A quick sound comparison between the Celeritas II and the Rantopad MXX Gateron Red Switch.
*Video will be available as soon as its finish uploading(RIP internet)
Performance. The Optical Switches do give a different feel when it comes to gaming. There is a noticeable difference in actuation that eliminates misclicks and unintentional double pressing, a common problem of red mechanical switch users. The consistency when performing a keystroke gives the user a pleasurable typing experience despite the lack of a tactile feel like a blue or a brown switch. It’s easier to wiggle your character / spam A-D while looting enemy crates in PUBG. Switching weapons, peaking Q/E in PUBG is smoother overall as I don’t have to be distracted by the inconsistency of pressing down compared to red switch mechanical counterparts. Spamming buttons for skills in DOTA 2 is also smooth thanks to, again, the consistency of the switch. The feel makes it easier to react in tough situations such as locating from where you’re being shot at and looking at the area of an explosion. The wrist rest provides comfort in extended gaming periods.

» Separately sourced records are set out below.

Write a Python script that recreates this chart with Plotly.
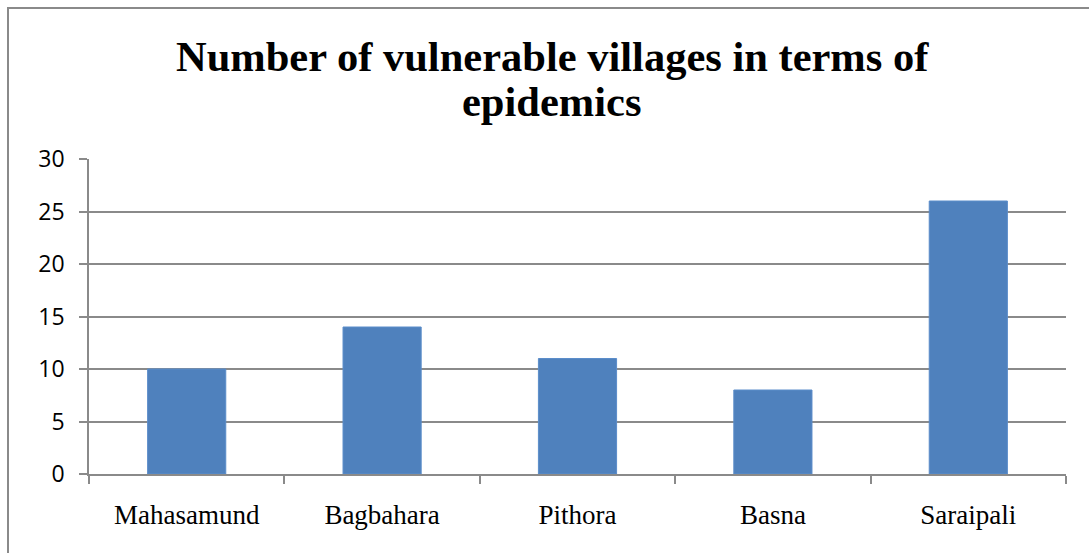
import plotly.graph_objects as go

categories = ["Mahasamund", "Bagbahara", "Pithora", "Basna", "Saraipali"]
values = [10, 14, 11, 8, 26]
y_ticks = [0, 5, 10, 15, 20, 25, 30]
title_lines = ["Number of vulnerable villages in terms of", "epidemics"]

W, H = 1089, 553
L, R, T, B = 89, 23, 159, 79
pw, ph = W - L - R, H - T - B

def px_x(px):
    return (px - L) / pw

def px_y(py):
    return (H - B - py) / ph

fig = go.Figure(go.Bar(
    x=categories, y=values,
    marker=dict(color="#4F81BD", line=dict(color="#5B8DCA", width=1)),
))

grey = "#8a8a8a"
title_font = dict(family="Liberation Serif", size=42.5, color="black", weight="bold")
fig.update_layout(
    width=W, height=H,
    margin=dict(l=L, r=R, t=T, b=B, pad=0),
    paper_bgcolor="white", plot_bgcolor="white",
    showlegend=False,
    bargap=0.6,
    xaxis=dict(
        type="category", tickson="boundaries",
        showline=True, linecolor=grey, linewidth=1.5,
        ticks="outside", ticklen=8, tickcolor=grey, tickwidth=1.5,
        showgrid=False,
        tickfont=dict(family="Liberation Serif", size=27, color="black"),
        ticklabelstandoff=16,
    ),
    yaxis=dict(
        range=[0, 30], tickvals=y_ticks,
        showline=True, linecolor=grey, linewidth=1.5,
        ticks="outside", ticklen=8, tickcolor=grey, tickwidth=1.5,
        showgrid=True, gridcolor=grey, gridwidth=1.5,
        zeroline=False,
        tickfont=dict(family="Open Sans", size=23, color="black"),
        ticklabelstandoff=10,
    ),
    shapes=[dict(
        type="rect", xref="paper", yref="paper",
        x0=px_x(8), x1=px_x(1100), y0=px_y(560), y1=px_y(8),
        line=dict(color=grey, width=2), fillcolor="rgba(0,0,0,0)", layer="above",
    )],
    annotations=[
        dict(text=title_lines[0], xref="paper", yref="paper",
             x=px_x(552), y=px_y(56), xanchor="center", yanchor="middle",
             showarrow=False, font=title_font),
        dict(text=title_lines[1], xref="paper", yref="paper",
             x=px_x(551), y=px_y(101), xanchor="center", yanchor="middle",
             showarrow=False, font=title_font),
    ],
)

fig.write_html("out.html")
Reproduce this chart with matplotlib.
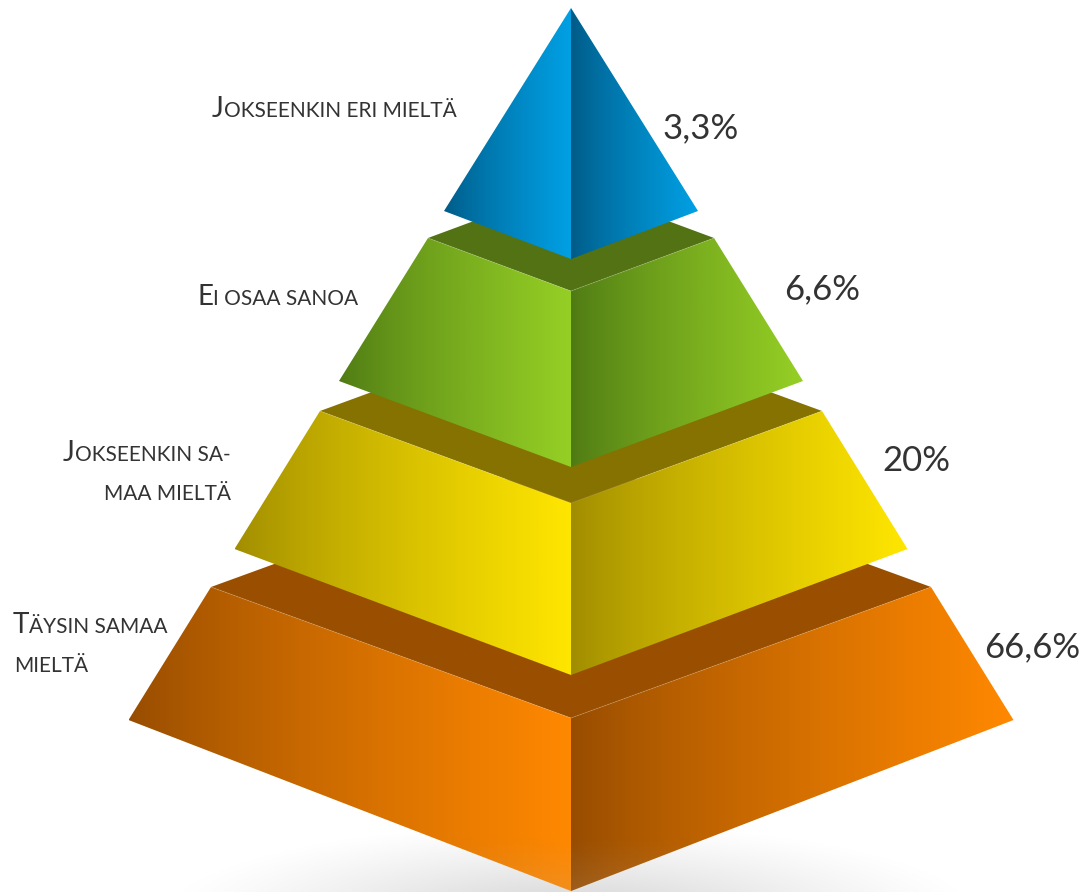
import numpy as np
import matplotlib
matplotlib.use('Agg')
import matplotlib.pyplot as plt
from matplotlib.colors import LinearSegmentedColormap
from matplotlib.patches import Polygon

# Tiers from the bottom of the pyramid to the tip
percents = ['66,6%', '20%', '6,6%', '3,3%']

# Tier outline in canvas pixels, y grows downwards
top_half = [360, 251, 143, 0]
top_side_y = [587, 411, 238, 8]
top_front_y = [718, 503, 291, 8]
bottom_half = [442.5, 336.5, 232, 127]
bottom_side_y = [720, 549, 381, 211]
bottom_front_y = [891, 675, 467, 259]

# Face colours: dark end, bright end, shelf
dark_colors = ['#964c00', '#a08c00', '#4f7a14', '#005a86']
bright_colors = ['#ff8800', '#ffe600', '#95cf25', '#00a0e4']
shelf_colors = ['#9a4f00', '#857200', '#527214', None]

# Label runs: (text, big) pieces per line, with anchor x, baseline y, alignment
label_lines = [
    ([('J', True), ('OKSEENKIN ERI MIELTÄ', False)], 212, 117, 'left'),
    ([('E', True), ('I OSAA SANOA', False)], 197, 305, 'left'),
    ([('J', True), ('OKSEENKIN SA-', False)], 63, 461, 'left'),
    ([('MAA MIELTÄ', False)], 231, 500, 'right'),
    ([('T', True), ('ÄYSIN SAMAA', False)], 13, 633, 'left'),
    ([('MIELTÄ', False)], 14, 672, 'left'),
]

percent_x = [984, 882, 784, 663]
percent_y = [657, 471, 299, 138]

cx = 571
text_color = '#333333'
big_size = 20
small_size = 15
percent_size = 25

plt.rcParams['font.family'] = ['Lato', 'DejaVu Sans']

fig = plt.figure(figsize=(10.88, 8.92), dpi=100)
ax = fig.add_axes([0, 0, 1, 1])
ax.set_xlim(0, 1088)
ax.set_ylim(892, 0)
ax.axis('off')


def gradient_face(points, x0, x1, dark, bright, zorder):
    # horizontal ramp clipped to the face outline
    cmap = LinearSegmentedColormap.from_list('face', [dark, bright])
    ramp = (np.linspace(0, 1, 256) ** 0.8).reshape(1, -1)
    im = ax.imshow(ramp, cmap=cmap, vmin=0, vmax=1, extent=[x0, x1, 892, 0], aspect='auto',
                   interpolation='bilinear', zorder=zorder)
    face = Polygon(points, closed=True, transform=ax.transData, fill=False, edgecolor='none')
    ax.add_patch(face)
    im.set_clip_path(face)
    return face


# Soft shadow under the base
xx, yy = np.meshgrid(np.linspace(150, 990, 300), np.linspace(790, 892, 80))
dist = np.sqrt(((xx - cx) / 420) ** 2 + ((yy - 915) / 95) ** 2)
shadow = np.zeros(xx.shape + (4,))
shadow[..., 3] = 0.13 * np.clip(1 - dist, 0, 1) ** 1.2 / 0.76 ** 1.2
ax.imshow(shadow, extent=[150, 990, 892, 790], aspect='auto', zorder=0,
          interpolation='bilinear')

for i in range(4):
    z = 1 + i * 3
    tl = (cx - top_half[i], top_side_y[i])
    tf = (cx, top_front_y[i])
    tr = (cx + top_half[i], top_side_y[i])
    bl = (cx - bottom_half[i], bottom_side_y[i])
    bf = (cx, bottom_front_y[i])
    br = (cx + bottom_half[i], bottom_side_y[i])

    # Top shelf seen from above, the next tier covers its back half
    if shelf_colors[i] is not None:
        back = (cx, 2 * top_side_y[i] - top_front_y[i])
        ax.add_patch(Polygon([tl, back, tr, tf], closed=True, facecolor=shelf_colors[i],
                             edgecolor='none', zorder=z))

    gradient_face([tl, tf, bf, bl], bl[0], cx, dark_colors[i], bright_colors[i], z + 1)
    gradient_face([tf, tr, br, bf], cx, br[0], dark_colors[i], bright_colors[i], z + 1)

    # Light seam along the top edges of the faces
    if shelf_colors[i] is not None:
        ax.plot([tl[0], tf[0], tr[0]], [tl[1], tf[1], tr[1]], color='white', alpha=0.12,
                lw=0.8, zorder=z + 2)

# Pale fade over the tip of the base
fade = np.zeros((64, 1, 4))
fade[..., :3] = 0.72
fade[:, 0, 3] = np.linspace(0, 0.22, 64) ** 1.2
im = ax.imshow(fade, extent=[cx - 120, cx + 120, 892, 835], aspect='auto', zorder=3,
               interpolation='bilinear')
tip = Polygon([(cx - bottom_half[0], bottom_side_y[0]), (cx, bottom_front_y[0]),
               (cx + bottom_half[0], bottom_side_y[0]), (cx, 718)], closed=True,
              transform=ax.transData, fill=False, edgecolor='none')
ax.add_patch(tip)
im.set_clip_path(tip)

renderer = fig.canvas.get_renderer()

# Small caps are set as runs of big and small capitals on one baseline
for runs, x, y, align in label_lines:
    pieces = [ax.text(0, y, s, fontsize=big_size if big else small_size, color=text_color,
                      ha='left', va='baseline', zorder=20) for s, big in runs]
    widths = [p.get_window_extent(renderer).width for p in pieces]
    pos = x if align == 'left' else x - sum(widths)
    for p, w in zip(pieces, widths):
        p.set_x(pos)
        pos += w

for s, x, y in zip(percents, percent_x, percent_y):
    ax.text(x, y, s, fontsize=percent_size, color=text_color, ha='left', va='baseline', zorder=20)

ax.set_xlim(0, 1088)
ax.set_ylim(892, 0)
fig.savefig('out.png', dpi=100, facecolor='white')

Build Quality. The vanilla look and all plastic construction of the keyboard doesn’t entirely speak of its quality. The keyboard is rigid enough to resist flex when stressed. The keycaps have less wobble compared to their mechanical counterparts.
Functionality. The Celertias II features a plug&play driverless design that eliminates the hassle of having to tinker with a software for configuration. The trade-off here is the user doesn’t get customization options for their keyboard. The RTR function is more of a niche since its designs for games requiring multiple inputs in a very short time(eg. RTS games). RTR helped me in DOTA where I used invoker as inputting different Quas-Wex-Exort combinations to Invoke skills were registered without any skipped keys or double press.
Bundle. Content wise, the addition of the PS/2 adapter and its hot-swap capability(meaning that no restart is required) is a nice touch but the RTR feature would be deemed if your motherboard doesn’t have a PS/2 port. The Red LED might be a turn-off for some considering that its the era of RGB.
Value. For an SRP 7,500 Php, the keyboard sits at a premium considering its lack of extra features such as RGB, dedicated macro keys, dedicated media keys and the like. What you get, however is a simple plug and play keyboard that eliminates any hassle interms of customization.
BenQ’s approach in the gaming keyboard market is unique and commendable. However, there are still points of improvement as the features goes. The RTR function can be a substitute for macros since it guarantees full keystroke registry. The trade-off over macro is that, players can still commit human error with skipped or misclicks, not to mention, the extra amount of effort used compared to just pressing a single button that will do everything for you. But overall, we have seen an improvement over the past Celeritas. A little polish of its features would have justified its premium pricing and making it the perfect keyboard for eSports.